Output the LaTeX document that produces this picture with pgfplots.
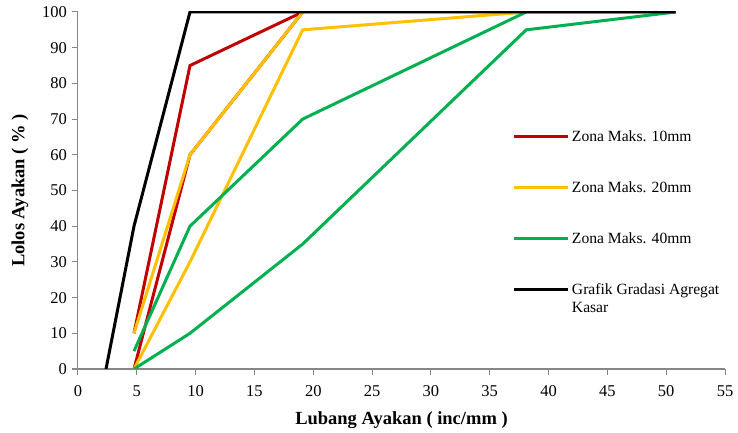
\documentclass[border=0pt]{standalone}
\usepackage{fontspec}
\setmainfont{Liberation Serif}
\usepackage{pgfplots}
\pgfplotsset{compat=1.18}
\definecolor{cred}{HTML}{C00000}
\definecolor{cyel}{HTML}{FFC000}
\definecolor{cgrn}{HTML}{00B050}
\definecolor{axgray}{HTML}{868686}
\begin{document}
\fontsize{15}{18}\selectfont
\begin{tikzpicture}
\begin{axis}[
  at={(0,0)}, anchor=south west,
  scale only axis, width=647pt, height=357pt,
  xmin=0, xmax=55, ymin=0, ymax=100,
  xtick={0,5,...,55}, ytick={0,10,...,100},
  axis lines=left,
  axis line style={-, draw=axgray, line width=1pt},
  tick align=outside, major tick length=6pt,
  tick style={draw=axgray, line width=1pt},
  /pgf/number format/assume math mode=true,
  ticklabel style={font=\fontsize{16.5}{18}\selectfont, text=black},
  xticklabel style={yshift=-5pt},
  xlabel={\textbf{Lubang Ayakan ( inc/mm )}},
  ylabel={\textbf{Lolos Ayakan ( \% )}},
  x label style={at={(axis description cs:0.5,0)}, anchor=center, yshift=-51pt, font=\fontsize{18.5}{20}\selectfont},
  y label style={at={(axis description cs:-0.0896,0.5)}, anchor=center, font=\fontsize{18.5}{20}\selectfont},
  legend style={at={(axis description cs:0.672,0.675)}, anchor=north west, draw=none, fill=none,
     row sep=34pt, inner sep=0pt, font=\fontsize{15.6}{18.5}\selectfont, cells={anchor=base west}},
  legend image code/.code={\draw[#1] (0pt,0.3em) -- (54pt,0.3em);},
  every axis plot/.append style={line width=3pt, line join=miter},
]
\addplot[cred] coordinates {(4.76,10) (9.52,85) (19.1,100)};
\addlegendentry{Zona Maks. 10mm}
\addplot[cred, forget plot] coordinates {(4.76,0) (9.52,60) (19.1,100)};
\addplot[cyel] coordinates {(4.76,10) (9.52,60) (19.1,100) (38.1,100)};
\addlegendentry{Zona Maks. 20mm}
\addplot[cyel, forget plot] coordinates {(4.76,0) (9.52,30) (19.1,95) (38.1,100)};
\addplot[cgrn] coordinates {(4.76,5) (9.52,40) (19.1,70) (38.1,100) (50.8,100)};
\addlegendentry{Zona Maks. 40mm}
\addplot[cgrn, forget plot] coordinates {(4.76,0) (9.52,10) (19.1,35) (38.1,95) (50.8,100)};
\addplot[black] coordinates {(2.38,0) (4.76,40) (9.52,100) (19.1,100) (38.1,100) (50.8,100)};
\addlegendentry{\parbox[t]{160pt}{Grafik Gradasi Agregat\\Kasar}}
\end{axis}
\pgfresetboundingbox
\useasboundingbox (-78pt,-64pt) rectangle (660pt,369pt);
\end{tikzpicture}
\end{document}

- _EXERCISE OBJECTIVE_:
Please transcribe the material above exactly as written. Leave the pictures out.

- _SOLUTION FOR THIS TASK_:
Output the LaTeX document that produces this picture with pgfplots.
\documentclass[border=0pt]{standalone}
\usepackage{fontspec}
\setmainfont{Liberation Serif}
\usepackage{pgfplots}
\pgfplotsset{compat=1.18}
\definecolor{cred}{HTML}{C00000}
\definecolor{cyel}{HTML}{FFC000}
\definecolor{cgrn}{HTML}{00B050}
\definecolor{axgray}{HTML}{868686}
\begin{document}
\fontsize{15}{18}\selectfont
\begin{tikzpicture}
\begin{axis}[
  at={(0,0)}, anchor=south west,
  scale only axis, width=647pt, height=357pt,
  xmin=0, xmax=55, ymin=0, ymax=100,
  xtick={0,5,...,55}, ytick={0,10,...,100},
  axis lines=left,
  axis line style={-, draw=axgray, line width=1pt},
  tick align=outside, major tick length=6pt,
  tick style={draw=axgray, line width=1pt},
  /pgf/number format/assume math mode=true,
  ticklabel style={font=\fontsize{16.5}{18}\selectfont, text=black},
  xticklabel style={yshift=-5pt},
  xlabel={\textbf{Lubang Ayakan ( inc/mm )}},
  ylabel={\textbf{Lolos Ayakan ( \% )}},
  x label style={at={(axis description cs:0.5,0)}, anchor=center, yshift=-51pt, font=\fontsize{18.5}{20}\selectfont},
  y label style={at={(axis description cs:-0.0896,0.5)}, anchor=center, font=\fontsize{18.5}{20}\selectfont},
  legend style={at={(axis description cs:0.672,0.675)}, anchor=north west, draw=none, fill=none,
     row sep=34pt, inner sep=0pt, font=\fontsize{15.6}{18.5}\selectfont, cells={anchor=base west}},
  legend image code/.code={\draw[#1] (0pt,0.3em) -- (54pt,0.3em);},
  every axis plot/.append style={line width=3pt, line join=miter},
]
\addplot[cred] coordinates {(4.76,10) (9.52,85) (19.1,100)};
\addlegendentry{Zona Maks. 10mm}
\addplot[cred, forget plot] coordinates {(4.76,0) (9.52,60) (19.1,100)};
\addplot[cyel] coordinates {(4.76,10) (9.52,60) (19.1,100) (38.1,100)};
\addlegendentry{Zona Maks. 20mm}
\addplot[cyel, forget plot] coordinates {(4.76,0) (9.52,30) (19.1,95) (38.1,100)};
\addplot[cgrn] coordinates {(4.76,5) (9.52,40) (19.1,70) (38.1,100) (50.8,100)};
\addlegendentry{Zona Maks. 40mm}
\addplot[cgrn, forget plot] coordinates {(4.76,0) (9.52,10) (19.1,35) (38.1,95) (50.8,100)};
\addplot[black] coordinates {(2.38,0) (4.76,40) (9.52,100) (19.1,100) (38.1,100) (50.8,100)};
\addlegendentry{\parbox[t]{160pt}{Grafik Gradasi Agregat\\Kasar}}
\end{axis}
\pgfresetboundingbox
\useasboundingbox (-78pt,-64pt) rectangle (660pt,369pt);
\end{tikzpicture}
\end{document}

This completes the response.